In the following material, identify every line holding the string "this" and return it.

>> begin Data shown

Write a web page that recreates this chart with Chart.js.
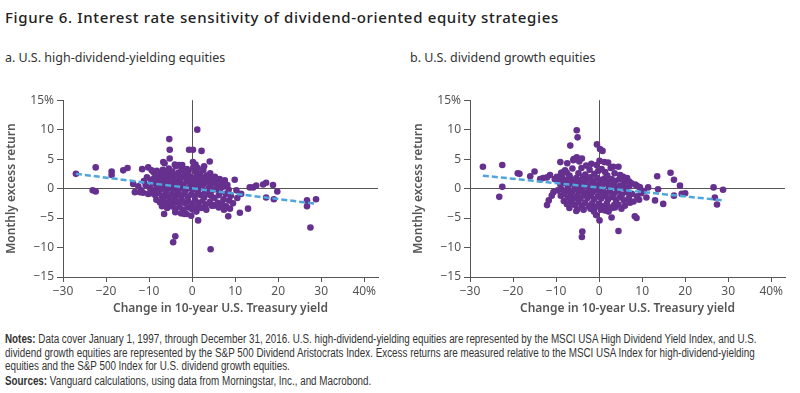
<!DOCTYPE html>
<html>
<head>
<meta charset="utf-8">
<script src="https://cdn.jsdelivr.net/npm/chart.js@4"></script>
<style>
  body { margin: 0; background: #fff; width: 800px; height: 393px; position: relative; overflow: hidden; font-family: "Noto Sans", sans-serif; }
  #title { position: absolute; left: 5px; top: 7px; font-family: "Noto Sans", sans-serif; font-size: 15px; font-weight: 500; letter-spacing: 0.65px; color: #222; }
  .sub { position: absolute; top: 49px; font-size: 12.5px; color: #333; }
  .plot { position: absolute; top: 90px; }
  .note { position: absolute; left: 5px; font-family: "Liberation Sans", Arial, sans-serif; font-size: 12px; color: #333; white-space: nowrap; transform: scaleX(0.82); transform-origin: left center; }
  .note b { font-weight: 700; }
</style>
</head>
<body>
<div id="title">Figure 6. Interest rate sensitivity of dividend-oriented equity strategies</div>
<div class="sub" style="left:5px">a. U.S. high-dividend-yielding equities</div>
<div class="sub" style="left:410px">b. U.S. dividend growth equities</div>
<canvas id="chartA" class="plot" width="395" height="230" style="left:0px"></canvas>
<canvas id="chartB" class="plot" width="395" height="230" style="left:407px"></canvas>
<div class="note" style="top:332px"><b>Notes:</b> Data cover January 1, 1997, through December 31, 2016. U.S. high-dividend-yielding equities are represented by the MSCI USA High Dividend Yield Index, and U.S.</div>
<div class="note" style="top:346px">dividend growth equities are represented by the S&amp;P 500 Dividend Aristocrats Index. Excess returns are measured relative to the MSCI USA Index for high-dividend-yielding</div>
<div class="note" style="top:359px">equities and the S&amp;P 500 Index for U.S. dividend growth equities.</div>
<div class="note" style="top:374px"><b>Sources:</b> Vanguard calculations, using data from Morningstar, Inc., and Macrobond.</div>
<script>
// tick values shared by both panels
const xTicks = [-30, -20, -10, 0, 10, 20, 30, 40];
const yTicks = [-15, -10, -5, 0, 5, 10, 15];

// a. high-dividend-yielding: [change in 10y yield %, monthly excess return %]
const hdyPoints = [
  [-27.0, 2.5], [-22.4, 3.6], [-23.1, -0.3], [-22.4, -0.5], [-18.7, 2.9], [-18.7, 2.3],
  [-16.0, 3.1], [-15.0, 3.5], [-13.7, 0.8], [-13.3, -0.6], [-12.1, -0.6], [-11.4, -0.7],
  [-11.6, 3.3], [-10.2, 3.6], [-9.4, 3.1], [-12.5, 0.4], [-10.8, 0.6], [-11.8, -0.3], [-10.2, -0.9],
  [-5.3, 8.4], [-5.2, 6.6], [-5.2, 5.1], [-6.7, 4.5], [-6.5, -4.3], [-3.9, -4.0],
  [-3.9, -8.1], [-4.4, -9.1], [-4.0, 4.1], [-0.7, 6.6], [0.2, 6.6], [1.2, 10.0],
  [2.2, 6.4], [4.1, 4.6], [0.2, 4.5], [0.8, 4.1], [-1.3, -4.3], [-0.2, -4.6], [1.4, -5.4],
  [1.0, -3.9], [4.3, -10.3], [5.0, -2.9], [9.9, 1.5], [11.1, -4.1], [8.4, -4.7], [13.0, -3.4],
  [13.4, 0.2], [14.2, 0.2], [14.9, 0.5], [16.5, 0.7], [17.2, 1.0], [17.2, -1.5], [18.8, 0.6],
  [19.0, -1.8], [19.8, -0.5], [10.3, -0.3], [11.4, -0.9], [26.7, -2.0], [26.7, -3.0],
  [27.5, -6.6], [28.8, -1.8],
  [-9.0, 2.8], [-8.2, 3.0], [-7.5, 2.4], [-6.8, 3.2], [-6.0, 2.6], [-5.4, 3.4], [-4.6, 2.9],
  [-3.8, 3.8], [-3.2, 2.7], [-2.5, 3.1], [-1.6, 2.4], [-0.8, 3.0], [0.3, 3.6], [0.9, 2.8],
  [1.8, 2.5], [2.6, 3.1], [3.4, 2.2], [4.2, 2.6], [5.3, 2.0], [6.4, 1.6], [7.6, 1.4],
  [-10.5, 1.9], [-11.2, 1.3], [-9.6, 1.5],
  [-8.8, 1.8], [-8.0, 2.1], [-7.2, 1.6], [-6.5, 2.0], [-5.8, 1.7], [-5.0, 2.2], [-4.3, 1.9],
  [-3.6, 2.3], [-2.9, 1.8], [-2.1, 2.0], [-1.3, 1.6], [-0.5, 2.1], [0.2, 1.8], [1.0, 2.0],
  [1.6, 1.5], [2.3, 1.9], [3.1, 1.6], [3.9, 1.8], [4.7, 1.3], [5.6, 1.5], [6.8, 0.9], [8.2, 0.6], [-3.0, 4.0],
  [-9.2, 0.9], [-8.5, 1.2], [-7.7, 0.8], [-7.0, 1.1], [-6.3, 0.7], [-5.6, 1.2], [-4.9, 0.9],
  [-4.2, 1.3], [-3.5, 0.8], [-2.8, 1.1], [-2.0, 0.7], [-1.2, 1.2], [-0.4, 0.9], [0.4, 1.1],
  [1.2, 0.6], [1.9, 1.0], [2.7, 0.8], [3.5, 1.1], [4.3, 0.6], [5.1, 0.9], [6.0, 0.5], [7.2, 0.3], [8.5, -0.2],
  [-9.8, 0.1], [-8.9, -0.2], [-8.1, 0.3], [-7.3, -0.1], [-6.6, 0.2], [-5.9, -0.3], [-5.1, 0.1],
  [-4.4, -0.2], [-3.7, 0.3], [-3.0, -0.1], [-2.3, 0.2], [-1.5, -0.3], [-0.7, 0.1], [0.1, -0.2],
  [0.8, 0.3], [1.5, -0.1], [2.2, 0.2], [3.0, -0.4], [3.8, 0.0], [4.6, -0.3], [5.5, -0.1],
  [6.5, -0.6], [7.8, -0.9], [9.0, -1.2],
  [-9.5, -0.8], [-8.6, -1.1], [-7.8, -0.7], [-7.0, -1.3], [-6.2, -0.9], [-5.5, -1.4], [-4.7, -1.0],
  [-4.0, -1.5], [-3.3, -0.8], [-2.6, -1.2], [-1.8, -0.9], [-1.0, -1.4], [-0.2, -1.0], [0.6, -1.3],
  [1.3, -0.8], [2.0, -1.1], [2.8, -1.5], [3.6, -0.9], [4.4, -1.2], [5.2, -1.6], [6.2, -1.1],
  [7.3, -1.8], [8.6, -2.0], [10.5, -1.6],
  [-8.3, -1.9], [-7.5, -2.3], [-6.7, -1.8], [-6.0, -2.5], [-5.2, -2.1], [-4.5, -2.6], [-3.8, -2.0],
  [-3.1, -2.4], [-2.4, -1.9], [-1.6, -2.5], [-0.9, -2.1], [-0.1, -2.6], [0.7, -2.0], [1.5, -2.4],
  [2.4, -2.2], [3.2, -2.7], [4.1, -2.3], [5.0, -2.8], [6.0, -2.4], [7.0, -2.6], [7.9, -3.0],
  [8.8, -3.4], [9.5, -2.5],
  [-7.0, -3.0], [-5.8, -3.3], [-4.8, -3.0], [-3.9, -3.4], [-2.9, -3.1], [-2.0, -3.6], [-1.0, -3.2],
  [0.0, -3.5], [1.1, -3.1], [2.1, -3.3], [3.3, -3.6], [4.6, -2.9], [-2.6, -4.2], [-1.8, -4.3],
  [6.2, -3.2], [7.4, -3.6],
  [-6.4, 4.3], [-2.3, 4.0], [0.5, 3.9], [1.3, 3.5], [2.8, 3.8], [-1.2, 3.3]
];
const hdyTrend = [[-27, 2.5], [29, -2.6]];

// b. dividend growth
const dgPoints = [
  [-27.0, 3.7], [-22.5, 4.0], [-22.5, 0.3], [-23.2, -1.4], [-18.9, 2.6], [-18.5, 2.5],
  [-16.0, 2.1], [-15.0, 2.9], [-13.7, 1.6], [-13.0, 1.8], [-12.1, 1.9], [-11.4, 2.3],
  [-12.1, -2.8], [-11.7, -2.0], [-11.0, -1.2], [-10.6, -0.6], [-9.0, 4.5], [-8.3, 2.8], [-7.5, 2.7],
  [-6.7, 7.3], [-5.2, 9.9], [-5.0, 8.7], [-5.9, 5.0], [-5.2, 5.3], [-4.0, 5.1],
  [-7.5, -2.6], [-6.7, -2.4], [-5.3, -3.8], [-3.9, -7.3], [-4.0, -8.2],
  [-0.5, 7.5], [0.2, 6.7], [0.8, 6.4], [1.2, 4.5], [0.1, 4.7], [-0.2, 3.0], [1.4, 2.8],
  [3.3, 3.7], [4.5, 3.7], [-0.7, -4.5], [0.1, -5.4], [1.4, -3.7], [1.9, -3.4], [2.9, -4.9],
  [4.5, -7.2], [3.7, -3.2], [8.3, -4.7], [8.7, -5.0], [4.9, 2.3], [7.0, 1.2], [8.7, 0.5],
  [9.5, 0.2], [11.4, 0.2], [13.0, -2.0], [13.5, 2.1], [13.7, -0.1], [14.9, -2.6], [16.6, 2.7],
  [17.4, 1.5], [17.4, -1.2], [18.8, 0.5], [19.2, -0.9], [20.0, -0.8], [26.6, 0.2], [26.9, -1.5],
  [27.4, -2.7], [28.8, -0.2],
  [-8.8, 2.7], [-7.9, 3.1], [-6.9, 2.2], [-6.2, 3.4], [-4.8, 2.6], [-4.1, 3.5], [-3.2, 2.4],
  [-2.2, 3.2], [-1.1, 2.5], [0.6, 3.3], [1.9, 2.2], [2.7, 3.5], [3.6, 2.6], [5.6, 2.0], [6.5, 1.8],
  [-9.8, 2.0], [-10.3, 1.6],
  [-9.4, 1.4], [-8.6, 1.9], [-7.6, 1.5], [-6.8, 1.9], [-6.0, 1.3], [-5.3, 1.8], [-4.5, 1.4],
  [-3.7, 2.0], [-2.9, 1.5], [-2.0, 1.9], [-1.3, 1.3], [-0.4, 1.8], [0.3, 1.4], [1.2, 1.7],
  [2.0, 1.2], [2.9, 1.6], [3.8, 1.3], [4.7, 1.6], [5.9, 1.1], [7.5, 0.9], [8.4, 0.7],
  [-9.0, 0.7], [-8.2, 1.0], [-7.3, 0.5], [-6.5, 0.9], [-5.7, 0.4], [-4.9, 0.8], [-4.2, 0.3],
  [-3.4, 0.9], [-2.6, 0.4], [-1.8, 0.8], [-1.0, 0.3], [-0.2, 0.7], [0.7, 0.4], [1.5, 0.9],
  [2.3, 0.3], [3.2, 0.6], [4.1, 0.2], [5.0, 0.5], [6.1, 0.1], [7.0, 0.4], [9.2, 0.3], [10.4, -0.4],
  [-9.6, -0.3], [-8.7, -0.1], [-7.9, -0.5], [-7.1, -0.2], [-6.3, -0.6], [-5.5, -0.1], [-4.7, -0.5],
  [-3.9, -0.2], [-3.1, -0.7], [-2.3, -0.3], [-1.5, -0.6], [-0.7, -0.2], [0.1, -0.7], [0.9, -0.3],
  [1.7, -0.8], [2.5, -0.4], [3.4, -0.9], [4.3, -0.5], [5.3, -1.0], [6.4, -0.6], [7.6, -0.9],
  [8.8, -1.3], [9.8, -0.8], [11.0, -1.5],
  [-8.9, -1.2], [-8.1, -0.9], [-7.3, -1.5], [-6.6, -1.1], [-5.8, -1.6], [-5.0, -1.2], [-4.3, -1.7],
  [-3.5, -1.1], [-2.7, -1.6], [-1.9, -1.2], [-1.1, -1.8], [-0.3, -1.3], [0.5, -1.7], [1.3, -1.2],
  [2.1, -1.8], [3.0, -1.4], [3.9, -1.9], [4.8, -1.5], [5.8, -2.0], [6.9, -1.6], [8.0, -2.2], [9.3, -1.9],
  [-8.2, -2.1], [-7.4, -2.6], [-6.4, -2.2], [-5.6, -2.8], [-4.8, -2.3], [-4.0, -2.9], [-3.2, -2.4],
  [-2.4, -3.0], [-1.6, -2.5], [-0.8, -3.1], [0.0, -2.6], [0.9, -3.0], [1.8, -2.5], [2.6, -3.2],
  [3.5, -2.8], [4.5, -2.7], [6.0, -2.9], [7.2, -2.4],
  [-6.9, -3.3], [-5.0, -3.5], [-3.6, -3.6], [-2.0, -3.4], [-1.2, -3.9], [0.4, -3.6], [2.2, -3.9],
  [3.0, -3.3], [5.2, -3.4],
  [-7.4, 4.3], [-6.0, 4.8], [-3.0, 3.9], [-1.8, 4.2], [-0.6, 4.0], [2.1, 4.4], [-4.6, 4.6]
];
const dgTrend = [[-27, 2.2], [29, -2.0]];

const dotColor = "#66308f";
const trendColor = "#4ea6dc";
const axisColor = "#555";

function fmt(v, pctAt) {
  const s = v < 0 ? "\u2212" + Math.abs(v) : String(v);
  return v === pctAt ? s + "%" : s;
}

function makeChart(id, points, trend) {
  const ctx = document.getElementById(id).getContext("2d");
  return new Chart(ctx, {
    type: "scatter",
    data: {
      datasets: [
        {
          data: points.map((p) => ({ x: p[0], y: p[1] })),
          backgroundColor: dotColor,
          borderWidth: 0,
          pointRadius: 3.3,
          order: 2,
        },
        {
          type: "line",
          data: trend.map((p) => ({ x: p[0], y: p[1] })),
          borderColor: trendColor,
          borderWidth: 2.5,
          borderDash: [6, 3],
          pointRadius: 0,
          fill: false,
          order: 1,
        },
      ],
    },
    options: {
      responsive: false,
      animation: false,
      layout: { padding: { top: 10, right: 17, left: 0, bottom: 0 } },
      plugins: { legend: { display: false }, tooltip: { enabled: false } },
      scales: {
        x: {
          type: "linear",
          min: -30,
          max: 43.2,
          afterBuildTicks: (s) => { s.ticks = xTicks.map((v) => ({ value: v })); },
          afterFit: (s) => { s.height = 43; },
          border: { color: axisColor, width: 1 },
          grid: {
            color: (c) => (c.tick && c.tick.value === 0 ? axisColor : "transparent"),
            tickColor: axisColor,
            tickLength: 5,
          },
          ticks: {
            color: "#555",
            padding: 2,
            font: { family: "Noto Sans", size: 12 },
            callback: (v) => fmt(v, 40),
          },
          title: {
            display: true,
            text: "Change in 10-year U.S. Treasury yield",
            color: "#555",
            font: { family: "Noto Sans", size: 12, weight: "600" },
          },
        },
        y: {
          min: -15,
          max: 15,
          afterBuildTicks: (s) => { s.ticks = yTicks.map((v) => ({ value: v })); },
          afterFit: (s) => { s.width = 63; },
          border: { color: axisColor, width: 1 },
          grid: {
            color: (c) => (c.tick && c.tick.value === 0 ? axisColor : "transparent"),
            tickColor: axisColor,
            tickLength: 6,
          },
          ticks: {
            color: "#555",
            padding: 3,
            font: { family: "Noto Sans", size: 12 },
            callback: (v) => fmt(v, 15),
          },
          title: {
            display: true,
            text: "Monthly excess return",
            color: "#555",
            font: { family: "Noto Sans", size: 12, weight: "600" },
          },
        },
      },
    },
  });
}

makeChart("chartA", hdyPoints, hdyTrend);
makeChart("chartB", dgPoints, dgTrend);
</script>
</body>
</html>
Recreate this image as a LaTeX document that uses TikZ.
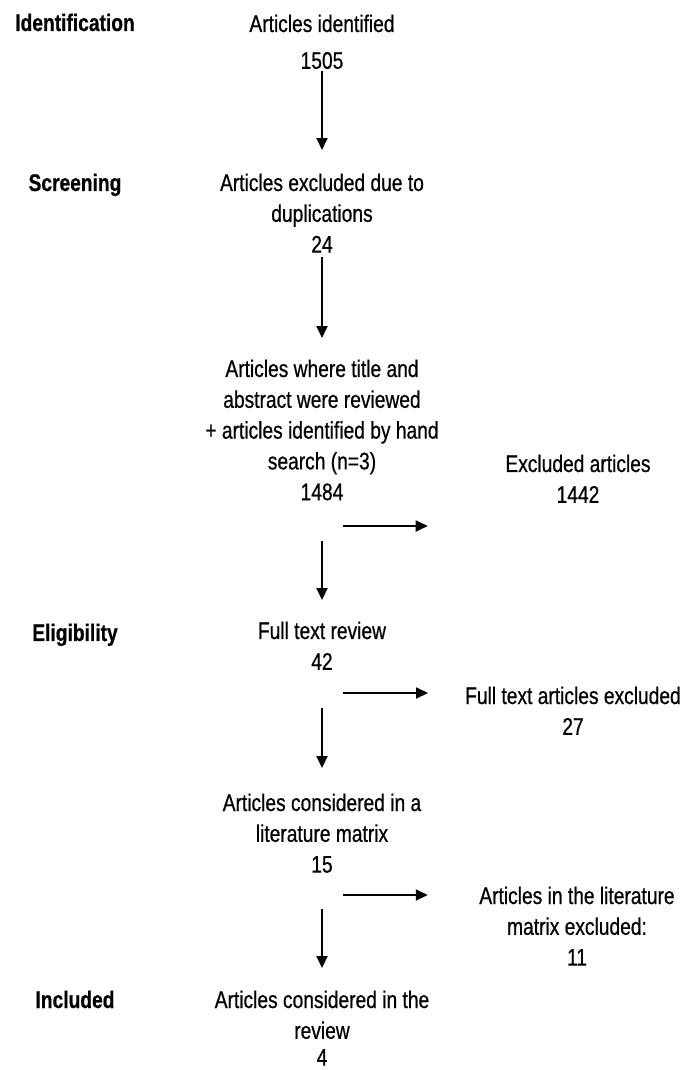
\documentclass[tikz,border=0pt]{standalone}
\usepackage{fontspec}
\newfontfamily\flowfont[FakeStretch=0.8, FakeBold=0.6]{Liberation Sans}
\newfontfamily\flowfontbf[FakeStretch=0.8, FakeBold=0.6]{Liberation Sans Bold}
\usepackage{tikz}
\usetikzlibrary{positioning, arrows.meta}
\tikzset{
	stagenode/.style={
			anchor=north,
			align=center,
			inner sep=0pt,
			font=\flowfont\fontsize{24}{30.8}\selectfont
		},
	phasenode/.style={
			stagenode,
			font=\flowfontbf\fontsize{24}{30.8}\selectfont
		},
	flowarrow/.style={
			line width=1.8pt,
			-{Triangle[length=12pt,width=11pt]}
		}
}
\begin{document}
\begin{tikzpicture}[x=1pt, y=-1pt]
\useasboundingbox (0,0) rectangle (691,1071);
\node[phasenode] (pid) at (75,13.4) {Identification};
\node[phasenode] (pscr) at (75,173.4) {Screening};
\node[phasenode] (pelg) at (75,623.4) {Eligibility};
\node[phasenode] (pinc) at (75,990.4) {Included};

\node[stagenode] (ident) at (322,14.4) {Articles identified\\[6pt]1505};
\node[stagenode] (dupl) at (322,173.4) {Articles excluded due to\\duplications\\24};
\node[stagenode] (revw) at (322,359.4) {Articles where title and\\abstract were reviewed\\+ articles identified by hand\\search (n=3)\\1484};
\node[stagenode] (excl) at (578,454.4) {Excluded articles\\1442};
\node[stagenode] (full) at (322,621.4) {Full text review\\42};
\node[stagenode] (fexcl) at (573,686.4) {Full text articles excluded\\27};
\node[stagenode] (matrix) at (322,793.4) {Articles considered in a\\literature matrix\\15};
\node[stagenode] (mexcl) at (577,886.4) {Articles in the literature\\matrix excluded:\\11};
\node[stagenode] (incl) at (322,990.4) {Articles considered in the\\review\\[-4pt]4};

\coordinate (fork1) at (343,526);
\coordinate (fork2) at (343,693);
\coordinate (fork3) at (343,895);

\draw[flowarrow, shorten <=1.5pt, shorten >=23.4pt] (ident) -- (dupl);
\draw[flowarrow, shorten <=4.5pt, shorten >=21.4pt] (dupl) -- (revw);
\draw[flowarrow, shorten <=40pt, shorten >=21.4pt] (revw) -- (full);
\draw[flowarrow, shorten <=38pt, shorten >=25.4pt] (full) -- (matrix);
\draw[flowarrow, shorten <=35.5pt, shorten >=22.4pt] (matrix) -- (incl);

\draw[flowarrow, shorten >=77.5pt] (fork1) -- (fork1 -| excl.west);
\draw[flowarrow, shorten >=37pt] (fork2) -- (fork2 -| fexcl.west);
\draw[flowarrow, shorten >=51.4pt] (fork3) -- (fork3 -| mexcl.west);
\end{tikzpicture}
\end{document}
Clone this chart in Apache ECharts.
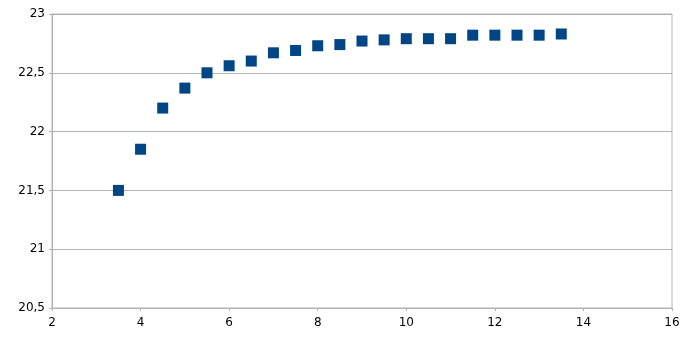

>> end Data shown

### Full answer:
Write a web page that recreates this chart with Chart.js.
Recreate this image as a LaTeX document that uses TikZ.
Clone this chart in Apache ECharts.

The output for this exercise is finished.